The 2014 edition started off with the right intentions: Austin Aztex (2013 PDL winner), RVA FC (2013 NPSL winner), NorH Texas Rayados (2013 Werner Fricker Cup champ), and RWB Adria (2013 National Amateur Cup champ) were announced as the teams competing for the title. By the time the competition started, however, the Aztex had been replaced by Ocean City Nor'Easters - losing semifinalists in PDL 2013 (the runner-up that year was a Canadian club, as was the other losing semifinalist). And RVA FC was replaced by the 2013 NPSL runner-up, Sonoma County Sol. RWB Adria won the Championship, so at least the tournament crowned a true amateur champion despite the depleted field.
2015 was the year the Hank Steinbrecher trophy should have been of interest to the New York Red Bulls. RBNY's U-23 team won the 2014 NPSL title and thereby qualified for the 2015 National Amateur Championship. But that year's field did not include RBNY U-23s because the team had switched leagues and joined PDL. Instead, Chattanooga FC - the 2014 NPSL runner-up - hosted the tournament and won the title.
At least the 2015 National Amateur Championship had three national amateur champions in it: 2014 PDL winners Michigan Bucks, and the two 2014 Amateur Cup champions, Maryland Bays and New York Greek Americans. In 2016, the tournament devolved into little more than another opportunity for Chattanooga FC fans to have a day out.

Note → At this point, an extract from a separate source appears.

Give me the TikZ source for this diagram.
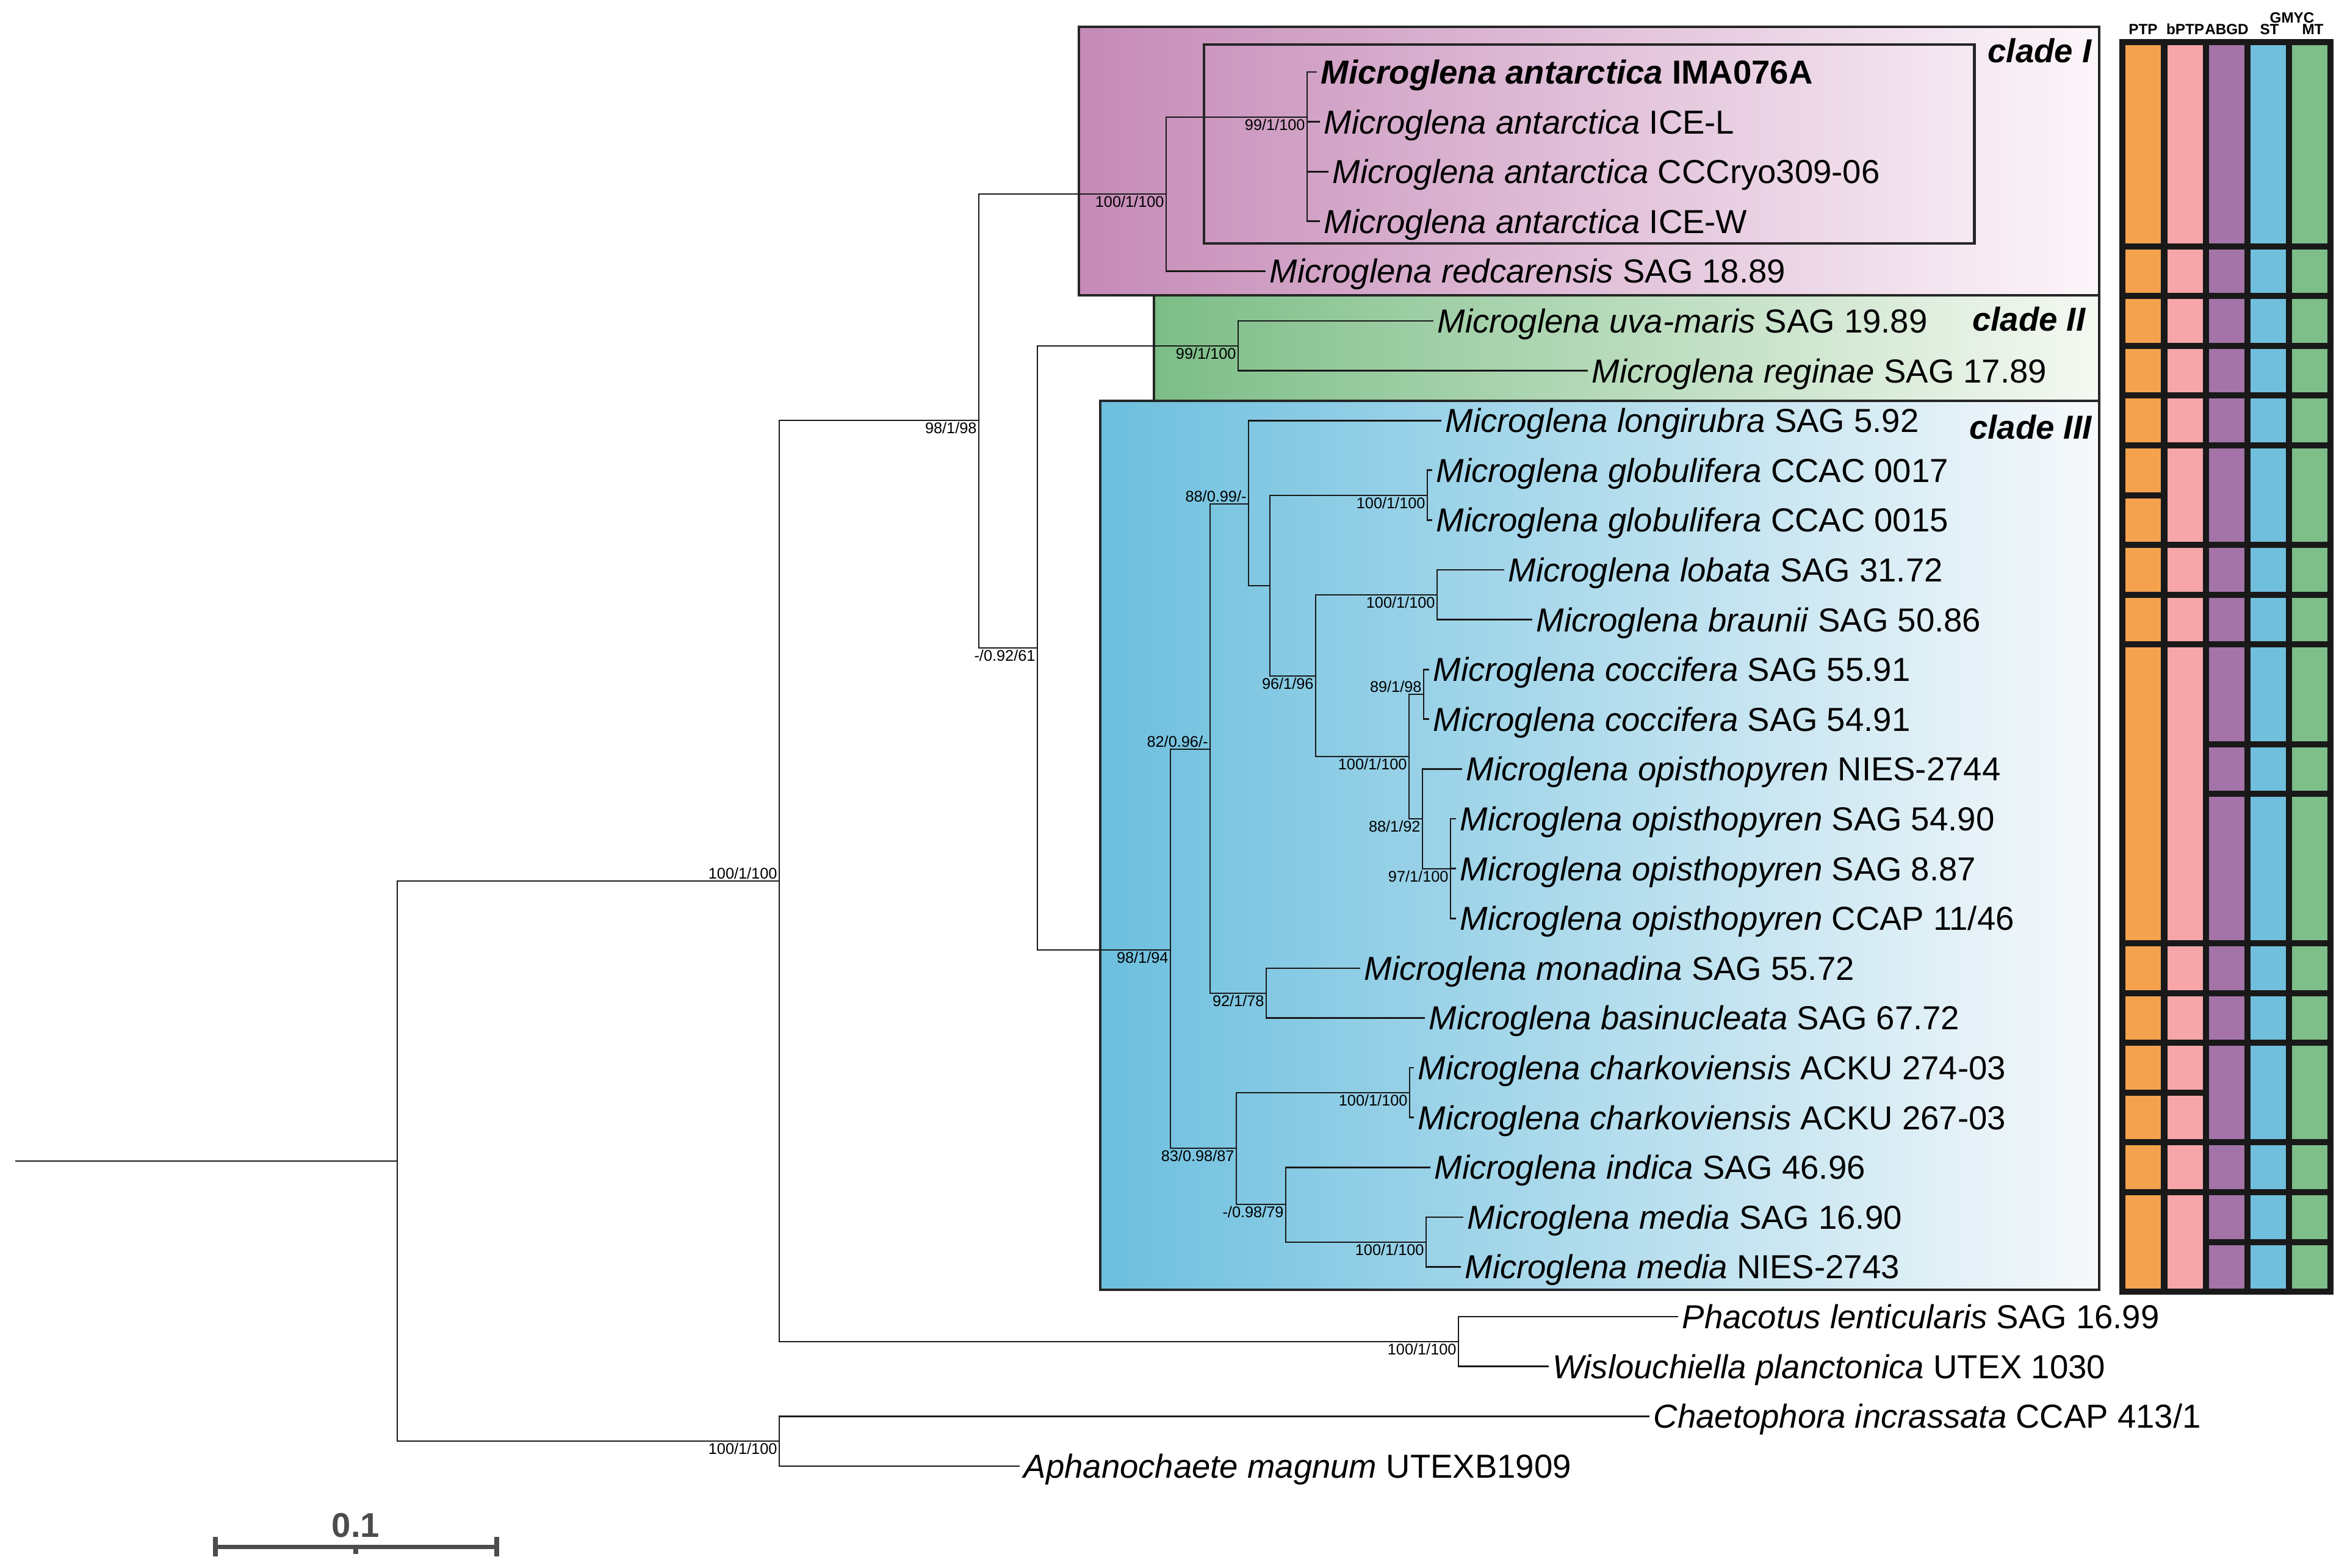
\documentclass[tikz,border=0pt]{standalone}
\usepackage{fontspec}
\setmainfont{Liberation Sans}
\usepackage{tikz}

\definecolor{ptpc}{HTML}{F4A24E}
\definecolor{bptpc}{HTML}{F6A6A9}
\definecolor{abgdc}{HTML}{A474A8}
\definecolor{stc}{HTML}{70BFDD}
\definecolor{mtc}{HTML}{7EBE89}
\definecolor{cIa}{HTML}{C58AB7}
\definecolor{cIb}{HTML}{FCF6FA}
\definecolor{cIIa}{HTML}{7CBD86}
\definecolor{cIIb}{HTML}{F5F9F2}
\definecolor{cIIIa}{HTML}{6CBFDE}
\definecolor{cIIIb}{HTML}{F7F9FB}

\begin{document}
\begin{tikzpicture}[x=0.01cm, y=-0.01cm,
        branch/.style={line width=0.75pt, black!90},
        leaf/.style={anchor=west, inner xsep=0.6mm, inner ysep=0pt, text height=11.1pt, text depth=0pt, font=\fontsize{15.5}{18}\selectfont},
        sup/.style={inner sep=0.8pt, font=\fontsize{7.2}{8}\selectfont},
        cladebox/.style={line width=1.1pt, draw=black!85},
        cladelab/.style={anchor=east, inner sep=0pt, text height=11.1pt, text depth=0pt, font=\fontsize{15.5}{18}\selectfont\bfseries\itshape},
        hdr/.style={inner sep=0pt, font=\fontsize{6.9}{8}\selectfont\bfseries},
        scalebar/.style={line width=2pt, black!70}]
        \useasboundingbox (0,0) rectangle (3851,2569);

        % Clade boxes
        \draw[cladebox, left color=cIa, right color=cIb] (1768,44) rectangle (3440,484);
        \draw[cladebox, left color=cIIa, right color=cIIb] (1891,484) rectangle (3440,657);
        \draw[cladebox, left color=cIIIa, right color=cIIIb] (1803,657) rectangle (3440,2114);
        \draw[line width=1.4pt, black!85] (1973,73) rectangle (3235,399);
        \node[cladelab] (labI) at (3428,83) {clade I};
        \node[cladelab] (labII) at (3418,523) {clade II};
        \node[cladelab] (labIII) at (3428,700) {clade III};

        % Internal nodes
        \coordinate (root) at (25,1903);
        \coordinate (base) at (651,1903);
        \coordinate (ingrp) at (1277,1444);
        \coordinate (outgrp) at (1277,2362);
        \coordinate (micro) at (1604,689);
        \coordinate (phaco) at (2390,2199);
        \coordinate (cI) at (1911,318);
        \coordinate (antarc) at (2142,192);
        \coordinate (c23) at (1700,1062);
        \coordinate (cII) at (2029,567);
        \coordinate (cIII) at (1918,1557);
        \coordinate (cIIIa) at (1983,1228);
        \coordinate (cIIIb) at (2046,826);
        \coordinate (cIIIc) at (2081,960);
        \coordinate (glob) at (2339,812);
        \coordinate (cIIId) at (2156,1108);
        \coordinate (lobbra) at (2355,975);
        \coordinate (coccopi) at (2309,1240);
        \coordinate (cocc) at (2333,1138);
        \coordinate (opis) at (2331,1342);
        \coordinate (opisb) at (2377,1424);
        \coordinate (monbas) at (2075,1628);
        \coordinate (cIIIe) at (2026,1882);
        \coordinate (chark) at (2310,1791);
        \coordinate (indmed) at (2107,1974);
        \coordinate (media) at (2337,2036);

        % Leaves
        \node[leaf] (l1) at (2158,118) {\textbf{\textit{Microglena antarctica} IMA076A}};
        \node[leaf] (l2) at (2163,199.6) {\textit{Microglena antarctica} ICE-L};
        \node[leaf] (l3) at (2177,281.2) {\textit{Microglena antarctica} CCCryo309-06};
        \node[leaf] (l4) at (2163,362.8) {\textit{Microglena antarctica} ICE-W};
        \node[leaf] (l5) at (2074,444.4) {\textit{Microglena redcarensis} SAG 18.89};
        \node[leaf] (l6) at (2349,526) {\textit{Microglena uva-maris} SAG 19.89};
        \node[leaf] (l7) at (2602,607.6) {\textit{Microglena reginae} SAG 17.89};
        \node[leaf] (l8) at (2362,689.2) {\textit{Microglena longirubra} SAG 5.92};
        \node[leaf] (l9) at (2347,770.8) {\textit{Microglena globulifera} CCAC 0017};
        \node[leaf] (l10) at (2347,852.4) {\textit{Microglena globulifera} CCAC 0015};
        \node[leaf] (l11) at (2465,934) {\textit{Microglena lobata} SAG 31.72};
        \node[leaf] (l12) at (2511,1015.6) {\textit{Microglena braunii} SAG 50.86};
        \node[leaf] (l13) at (2342,1097.2) {\textit{Microglena coccifera} SAG 55.91};
        \node[leaf] (l14) at (2342,1178.8) {\textit{Microglena coccifera} SAG 54.91};
        \node[leaf] (l15) at (2396,1260.4) {\textit{Microglena opisthopyren} NIES-2744};
        \node[leaf] (l16) at (2386,1342) {\textit{Microglena opisthopyren} SAG 54.90};
        \node[leaf] (l17) at (2386,1423.6) {\textit{Microglena opisthopyren} SAG 8.87};
        \node[leaf] (l18) at (2386,1505.2) {\textit{Microglena opisthopyren} CCAP 11/46};
        \node[leaf] (l19) at (2229,1586.8) {\textit{Microglena monadina} SAG 55.72};
        \node[leaf] (l20) at (2335,1668.4) {\textit{Microglena basinucleata} SAG 67.72};
        \node[leaf] (l21) at (2317,1750) {\textit{Microglena charkoviensis} ACKU 274-03};
        \node[leaf] (l22) at (2317,1831.6) {\textit{Microglena charkoviensis} ACKU 267-03};
        \node[leaf] (l23) at (2344,1913.2) {\textit{Microglena indica} SAG 46.96};
        \node[leaf] (l24) at (2398,1994.8) {\textit{Microglena media} SAG 16.90};
        \node[leaf] (l25) at (2394,2076.4) {\textit{Microglena media} NIES-2743};
        \node[leaf] (l26) at (2750,2158) {\textit{Phacotus lenticularis} SAG 16.99};
        \node[leaf] (l27) at (2538,2239.6) {\textit{Wislouchiella planctonica} UTEX 1030};
        \node[leaf] (l28) at (2703,2321.2) {\textit{Chaetophora incrassata} CCAP 413/1};
        \node[leaf] (l29) at (1671,2402.8) {\textit{Aphanochaete magnum} UTEXB1909};

        % Branches
        \draw[branch] (root) -- (base);
        \foreach \p/\q in {base/ingrp, base/outgrp, ingrp/micro, ingrp/phaco, outgrp/l28, outgrp/l29,
                micro/cI, micro/c23, cI/antarc, cI/l5, antarc/l1, antarc/l2, antarc/l3, antarc/l4,
                c23/cII, c23/cIII, cII/l6, cII/l7, cIII/cIIIa, cIII/cIIIe, cIIIa/cIIIb, cIIIa/monbas,
                cIIIb/l8, cIIIb/cIIIc, cIIIc/glob, cIIIc/cIIId, glob/l9, glob/l10, cIIId/lobbra, cIIId/coccopi,
                lobbra/l11, lobbra/l12, coccopi/cocc, coccopi/opis, cocc/l13, cocc/l14, opis/l15, opis/opisb,
                opisb/l16, opisb/l17, opisb/l18, monbas/l19, monbas/l20, cIIIe/chark, cIIIe/indmed,
                chark/l21, chark/l22, indmed/l23, indmed/media, media/l24, media/l25, phaco/l26, phaco/l27}
            \draw[branch] (\p) |- (\q);

        % Support values
        \foreach \nd/\an/\txt in {cI/north east/{100/1/100}, antarc/north east/{99/1/100},
                micro/north east/{98/1/98}, c23/north east/{-/0.92/61}, cII/north east/{99/1/100},
                cIII/north east/{98/1/94}, cIIIa/south east/{82/0.96/-}, cIIIb/south east/{88/0.99/-},
                glob/north east/{100/1/100}, lobbra/north east/{100/1/100}, cIIId/north east/{96/1/96},
                cocc/south east/{89/1/98}, coccopi/north east/{100/1/100}, opis/north east/{88/1/92},
                opisb/north east/{97/1/100}, monbas/north east/{92/1/78}, cIIIe/north east/{83/0.98/87},
                chark/north east/{100/1/100}, indmed/north east/{-/0.98/79}, media/north east/{100/1/100},
                phaco/north east/{100/1/100}, ingrp/south east/{100/1/100}, outgrp/north east/{100/1/100}}
            \node[sup, anchor=\an] (s-\nd) at (\nd) {\txt};

        % Species delimitation columns
        \fill[black!90] (3473,64) rectangle (3824,2122);
        \foreach \a/\b in {1/4,5/5,6/6,7/7,8/8,9/9,10/10,11/11,12/12,13/18,19/19,20/20,21/21,22/22,23/23,24/25} {
            \pgfmathsetmacro\yt{ifthenelse(\a==1,74,36.4+81.6*(\a-0.5)+5)}
            \pgfmathsetmacro\yb{36.4+81.6*(\b+0.5)-5}
            \fill[ptpc] (3483,\yt) rectangle (3541,\yb);
        }
        \foreach \a/\b in {1/4,5/5,6/6,7/7,8/8,9/10,11/11,12/12,13/18,19/19,20/20,21/21,22/22,23/23,24/25} {
            \pgfmathsetmacro\yt{ifthenelse(\a==1,74,36.4+81.6*(\a-0.5)+5)}
            \pgfmathsetmacro\yb{36.4+81.6*(\b+0.5)-5}
            \fill[bptpc] (3552,\yt) rectangle (3610,\yb);
        }
        \foreach \col/\clr in {2/abgdc,3/stc,4/mtc} {
            \foreach \a/\b in {1/4,5/5,6/6,7/7,8/8,9/10,11/11,12/12,13/14,15/15,16/18,19/19,20/20,21/22,23/23,24/24,25/25} {
                \pgfmathsetmacro\xl{3483+68.3*\col}
                \pgfmathsetmacro\yt{ifthenelse(\a==1,74,36.4+81.6*(\a-0.5)+5)}
                \pgfmathsetmacro\yb{36.4+81.6*(\b+0.5)-5}
                \fill[\clr] (\xl,\yt) rectangle ({\xl+58},\yb);
            }
        }
        % Column headers
        \foreach \lab/\x in {PTP/3512, bPTP/3581, ABGD/3649, ST/3719, MT/3790}
            \node[hdr] (h-\lab) at (\x,48) {\lab};
        \node[hdr] (h-GMYC) at (3756,29) {GMYC};

        % Scale bar
        \coordinate (sb0) at (353,2535);
        \coordinate (sb1) at (814,2535);
        \draw[scalebar] (sb0) -- (sb1);
        \draw[scalebar] (353,2519) -- (353,2551);
        \draw[scalebar] (814,2519) -- (814,2551);
        \draw[scalebar] (583,2535) -- (583,2547);
        \node[font=\fontsize{16}{18}\selectfont\bfseries, text=black!70] (sblab) at (583,2500) {0.1};
    \end{tikzpicture}
\end{document}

Chattanooga hosted the Championship again, despite the fact it had not won NPSL in 2015 - it had lost the playoff final for the second consecutive year, this time to New York Cosmos B. The 2015 Amateur Cup champs, Quinto Elemento FC and West Chester United, were there. But the PDL's representative was Chicago Fire U-23s: a team that hadn't even made the playoffs in PDL 2015. RBNY U-23s were the losing finalists in the 2015 PDL championship game, and the winner - K-W United - was a Canadian team, so it seemed the Red Bulls had been snubbed for a second year in a row. But it subsequently emerged that RBNY had declined the invitation to participate.
Presumably a lot of other PDL teams passed on the invite to play what had become Chattanooga Cup too. To add insult to the injuries already inflicted on what was supposed to be the nation's showpiece amateur soccer tournament, Chicago Fire U-23s won the 2016 title. The National Amateur Champion was the third-best team in NPSL 2015's Heartland Division.
But in 2017, USASA appears to have realized that the Hank Steinbrecher Cup was in danger of becoming more sham than championship. Assuming the teams named all turn up, this year's field is arguably the most respectable yet for the tournament. The 2016 NPSL champion, AFC Cleveland, will host; 2016 PDL champs, Michigan Bucks, are expected; as is Christos FC, the winner of both the 2016 Amateur Cup titles. And Werner Fricker Cup isn't quite what it used to be and would appear to no longer be a true national competition, so there might be a longer-term need to fill the fourth spot at the National Amateur Championship. USASA has given the Chicago Fire U-23s, now re-branded as Chicago FC United, the chance to defend its title.
Chicago might not have been a particularly worthy national amateur champion in 2016, but it won the title and if its presence in this year's tournament sets the precedent that the champion will defend the trophy ever year, fair enough. Absent Werner Fricker Cup as a viable fourth national champion, it seems a reasonable solution.
And for the first time in its short history, the USASA National Amateur Championship might actually be contested by four actual champions from the preceding season.